José Mariátegui emerged during the ferment in Peru during the 1920s as the main spokesman for the idea that Peru needed to create a type of socialism that was based on the indigenous institutions preserved through the centuries since the conquest. Peru, he wrote, suffers from “a dualism of race, language and sentiment, born of the invasion and conquest of indigenous Peru by a foreign race that has not managed to merge with the Indian race, or eliminate it, or absorb it.”
The essays in this book are all variations on this theme, an attempt to answer the question of how Peru could unite its two disparate human groups, its two cultures, its two ways of life.
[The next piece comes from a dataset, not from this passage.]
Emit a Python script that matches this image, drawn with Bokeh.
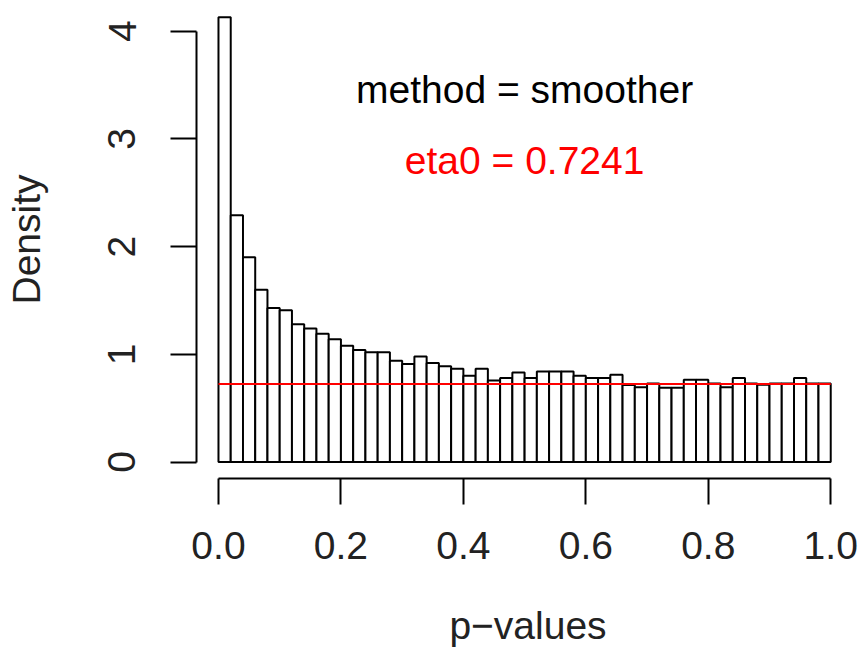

The ideas expressed in these essays written in the 1920s have been continuously debated in the decades since they were first published, and Peru’s history since then has been a straggle between those who favored efforts to unify the population by revolutionary change and those who have succeeded in preserving the traditional organization of the country.
In this struggle, the name of Mariátegui has been a “banner” as both the Communists and the Apristas claimed to be the true interpreters of his ideas. Since Mariátegui died in 1930 before either of the two parties got organized, no one really can say with which of the two groups he would have associated himself, but his ideas were closer to those of the Apristas than to those of the Communists. Yet he called himself a Marxist and saw economics as the basic force within society.
For the scholar this is an essential book to understand Peru’s intellectual history.